What a great example of taming the tongue. He could have been upset but instead, his thoughts and attitude were aligned with the will of God. Because he lived a genuine Christianity, he could show these unbelievers that his faith was real. I think they were shocked to hear his response. Unfortunately, they didn’t stop and talk with us but my friend definitely left an impression. These unbelievers will have to give an account to God for the opportunity they wasted to hear the gospel from a man that showed grace and love.

In the last verse, James makes it clear that a pure and undefiled religion is to visit widows and orphans in distress and to be unspotted from the world. Why do you think the Apostle James specifically mentions this group of people? Because those without parents or husbands were and are a needy group of the church. Throughout the Bible, God takes care of the fatherless and the widows. In Isaiah 1:17, it states: “Learn to do right; seek justice. Defend the oppressed. Take up the cause of the fatherless; plead the case of the widow.”

No one took care of orphans and widows better than George Muller (1805-1898). Mr. Muller was a Christian Evangelist from Bristol, England. He cared for 10,024 orphans in his life and was well known for providing 117 schools for the underprivileged. His reputation for taking care of the poor got to the point where he was accused of raising the poor above their worth. However, Muller knew that every human being was infinitely valuable because of his theological knowledge of God. He wrote a diary in his well-known book Delighted in God, about trusting in God’s provision through prayer. Here is an excerpt:

July 28, 1874—”It has for months appeared to me, as if the Lord meant, by His dealings with us, to bring us back to that state of things, in which we were for more than ten years, from August, 1838, to April, 1849, when we had day by day, almost without interruption, to look to Him for our daily supplies, and, for a great part of the time, from meal to meal. The difficulties appeared to me indeed very great, as the Institution is now twenty times larger than it was then, and our purchases are to be made in a wholesale way; but at the same time, I am comforted by the knowledge that God is aware of all this, and that if this way be for the glory of His name, and for the good of His church and the unconverted world, I am, by His grace, willing to go this way, and to do it to the end of my course. The funds were thus fast expended; but God, our infinitely rich Treasurer, remains to us. It is this which gives me peace.
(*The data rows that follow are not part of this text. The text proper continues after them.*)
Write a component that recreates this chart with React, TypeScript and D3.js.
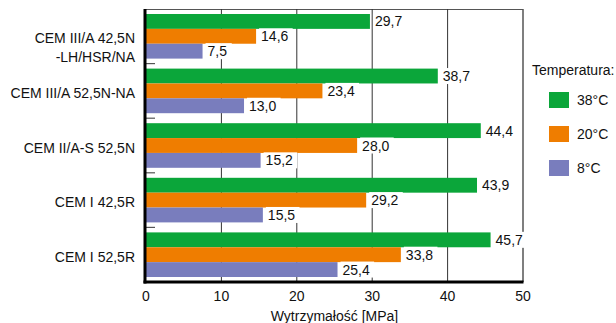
import React from "react";
import * as d3 from "d3";

const categories = [
  ["CEM III/A 42,5N", "-LH/HSR/NA"],
  ["CEM III/A 52,5N-NA"],
  ["CEM II/A-S 52,5N"],
  ["CEM I 42,5R"],
  ["CEM I 52,5R"],
];
const seriesNames = ["38°C", "20°C", "8°C"];
const seriesColors = ["#0ba63a", "#ef7d00", "#797dbd"];
const values38 = [29.7, 38.7, 44.4, 43.9, 45.7];
const values20 = [14.6, 23.4, 28.0, 29.2, 33.8];
const values8 = [7.5, 13.0, 15.2, 15.5, 25.4];
const seriesValues = [values38, values20, values8];
const xTicks = [0, 10, 20, 30, 40, 50];
const xTitle = "Wytrzymałość [MPa]";
const legendTitle = "Temperatura:";

const W = 616;
const H = 323;
const FONT = "'Liberation Sans', Arial, Helvetica, sans-serif";

export default function App() {
  const left = 146, right = 523, top = 9, bottom = 282;
  const x = d3.scaleLinear().domain([0, 50]).range([left, right]);
  const y = d3
    .scaleBand<number>()
    .domain(categories.map((_, i) => i))
    .range([top, bottom])
    .padding(0);
  const bw = y.bandwidth();
  const inner = d3
    .scaleBand<number>()
    .domain(seriesNames.map((_, i) => i))
    .range([5, bw - 5])
    .padding(0);
  const bh = inner.bandwidth();
  const fmt = (v: number) => v.toFixed(1).replace(".", ",");

  return (
    <svg
      width={W}
      height={H}
      style={{ position: "absolute", left: 0, top: 0 }}
      fontFamily={FONT}
    >
      <rect x={0} y={0} width={W} height={H} fill="#fff" />
      <line x1={left} x2={right} y1={top + 0.5} y2={top + 0.5} stroke="#555" strokeWidth={1} />
      {xTicks.slice(1).map((t) => (
        <line
          key={t}
          x1={x(t)}
          x2={x(t)}
          y1={top}
          y2={bottom}
          stroke={t === 50 ? "#555" : "#333"}
          strokeWidth={t === 50 ? 1.5 : 1}
        />
      ))}
      {categories.map((_, ci) =>
        seriesValues.map((vals, si) => (
          <rect
            key={`${ci}-${si}`}
            x={x(0)}
            y={(y(ci) as number) + (inner(si) as number)}
            width={x(vals[ci]) - x(0)}
            height={bh}
            fill={seriesColors[si]}
          />
        ))
      )}
      {categories.map((_, ci) =>
        seriesValues.map((vals, si) => {
          const cy = (y(ci) as number) + (inner(si) as number) + bh / 2;
          const lx = x(vals[ci]) + 5;
          const txt = fmt(vals[ci]);
          const tw = txt.length * 7.4;
          return (
            <g key={`l-${ci}-${si}`}>
              <rect x={lx - 2} y={cy - 8} width={tw + 4} height={16} fill="#fff" />
              <text x={lx} y={cy} dy="0.36em" fontSize={14} fill="#111">
                {txt}
              </text>
            </g>
          );
        })
      )}
      {categories.slice(1).map((_, i) => (
        <line
          key={`tk${i}`}
          x1={left}
          x2={left + 9}
          y1={y(i + 1) as number}
          y2={y(i + 1) as number}
          stroke="#555"
          strokeWidth={1.2}
        />
      ))}
      <line x1={left - 1} x2={left - 1} y1={top} y2={bottom + 1.5} stroke="#000" strokeWidth={3} />
      <line x1={left - 2.5} x2={right + 0.5} y1={bottom} y2={bottom} stroke="#000" strokeWidth={3} />
      {xTicks.map((t) => (
        <text key={`xt${t}`} x={x(t)} y={296} dy="0.36em" textAnchor="middle" fontSize={14} fill="#111">
          {t}
        </text>
      ))}
      <text x={x(25)} y={316} dy="0.36em" textAnchor="middle" fontSize={14} fill="#111">
        {xTitle}
      </text>
      {categories.map((lines, ci) => {
        const cy = (y(ci) as number) + bw / 2 + 2;
        const lh = 18.5;
        return lines.map((ln, li) => (
          <text
            key={`c${ci}-${li}`}
            x={135}
            y={cy + li * lh}
            dy="0.36em"
            textAnchor="end"
            fontSize={14}
            fill="#111"
          >
            {ln}
          </text>
        ));
      })}
      <text x={532} y={70} dy="0.36em" fontSize={14} fill="#111">
        {legendTitle}
      </text>
      {seriesNames.map((n, i) => (
        <g key={`lg${i}`}>
          <rect x={549} y={92 + i * 34} width={20} height={16} fill={seriesColors[i]} />
          <text x={577} y={100 + i * 34} dy="0.36em" fontSize={14} fill="#111">
            {n}
          </text>
        </g>
      ))}
    </svg>
  );
}
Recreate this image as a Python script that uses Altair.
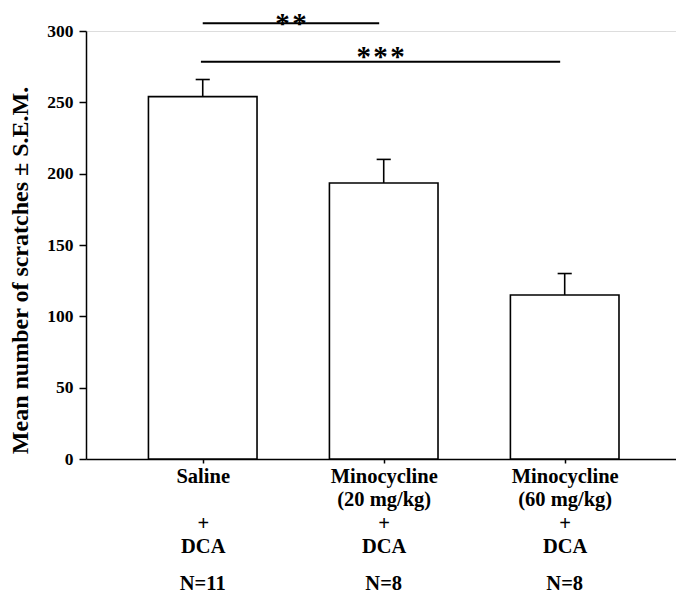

These two examples: Taming the tongue and taking care of orphans, are a sign that an individual has given their life to the Lord. These “good” works do not save us but are an overflow of being forgiven by a loving God. It’s only when we come to the knowledge of the truth, confess our sins, and ask God to save us that we have a pure and undefiled religion that results in taming the tongue, taking care of the needy, and living a holy life.